## Measurable Spaces – Problem (45/365)

Show that the following is not a Borel set in $\mathcal{B}(R^{[0,1]})$ (this is the $\sigma$-algebra of functions over the domain $[0,1]$ unlike the previous onces we looked at where the domain was over the natural numbers).

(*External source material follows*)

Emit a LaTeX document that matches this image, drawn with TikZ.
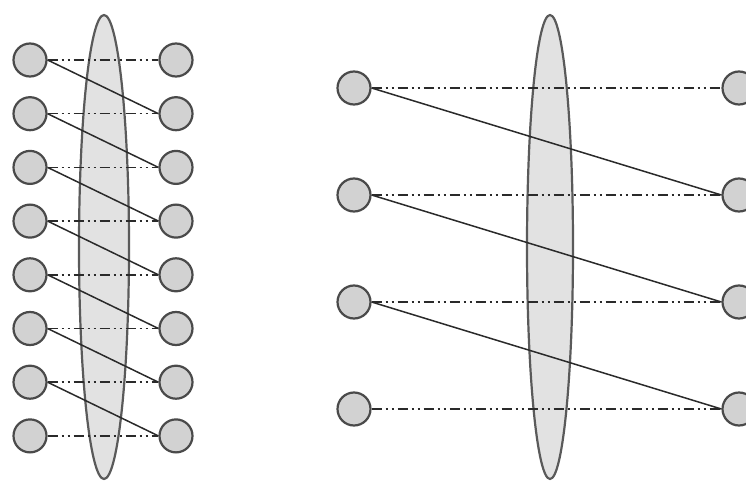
\documentclass[tikz,border=0pt]{standalone}
\usetikzlibrary{shapes.geometric}
\definecolor{circfill}{HTML}{D2D2D2}
\definecolor{circdraw}{HTML}{4A4A4A}
\definecolor{lensfill}{HTML}{E2E2E2}
\definecolor{lensdraw}{HTML}{5A5A5A}
\definecolor{linecol}{HTML}{2A2A2A}
\tikzset{
  dot/.style={circle, draw=circdraw, fill=circfill, line width=2.2pt, minimum size=33pt, inner sep=0pt},
  lens/.style={ellipse, draw=lensdraw, fill=lensfill, line width=2.2pt, inner sep=0pt},
  dashline/.style={draw=linecol, line width=1.5pt, dash pattern=on 10pt off 4pt on 2pt off 4pt on 2pt off 4pt},
  solidline/.style={draw=linecol, line width=1.5pt}
}
\begin{document}
\begin{tikzpicture}[x=1pt,y=-1pt]
\useasboundingbox (0,0) rectangle (746,481);
\clip (0,0) rectangle (746,481);
% lenses
\node[lens, minimum width=50pt, minimum height=464pt] (lensA) at (104,247) {};
\node[lens, minimum width=46pt, minimum height=464pt] (lensB) at (550,247) {};
% left group
\foreach \i in {0,...,7} {
  \pgfmathsetmacro{\yy}{60+\i*53.7}
  \node[dot] (a\i) at (30,\yy) {};
  \node[dot] (b\i) at (176,\yy) {};
}
\foreach \i in {0,...,7} {
  \draw[dashline] (a\i.east) -- (b\i.west);
}
\foreach \i [evaluate=\i as \j using int(\i+1)] in {0,...,6} {
  \draw[solidline] (a\i.east) -- (b\j.west);
}
% right group
\foreach \i in {0,...,3} {
  \pgfmathsetmacro{\yy}{88+\i*107}
  \node[dot] (c\i) at (354,\yy) {};
  \node[dot] (d\i) at (739,\yy) {};
}
\foreach \i in {0,...,3} {
  \draw[dashline] (c\i.east) -- (d\i.west);
}
\foreach \i [evaluate=\i as \j using int(\i+1)] in {0,...,2} {
  \draw[solidline] (c\i.east) -- (d\j.west);
}
\end{tikzpicture}
\end{document}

$\displaystyle A = \{ x : x_t = 0 \text{ for at least one } t \in [0,1] \}$

If $A$ is a Borel set, then so is its complement $\bar{A}$. We know that all sets in $\mathcal{B}(R^{[0,1]})$ must have this form $\{ x : (x_{t_1}, x_{t_2}, \dots) \in B \}$ for some $B \in \mathcal{B}(R^\infty)$ and $t_1, t_2, \dots \in [0,1]$ (proved in book and is simple). The function $y_t = 1$ belongs to $\bar{A}$ and therefore $(y_{t_1}, \dots) \in B$. Consider

$\displaystyle z_t = y_t \text{ if } t \in (t_1, t_2, \dots) \\ z_t = 0 \text{ otherwise}$

Then, since $(z_{t_1}, \dots) = (y_{t_1}, \dots)$ the function $z_t$ belongs to $\{ x : (x_{t_1}, x_{t_2}, \dots) \in B \}$. But $z_t$ clearly does not belong to $\bar{A}$. Hence $\bar{A}$ is not a Borel set and neither is $A$.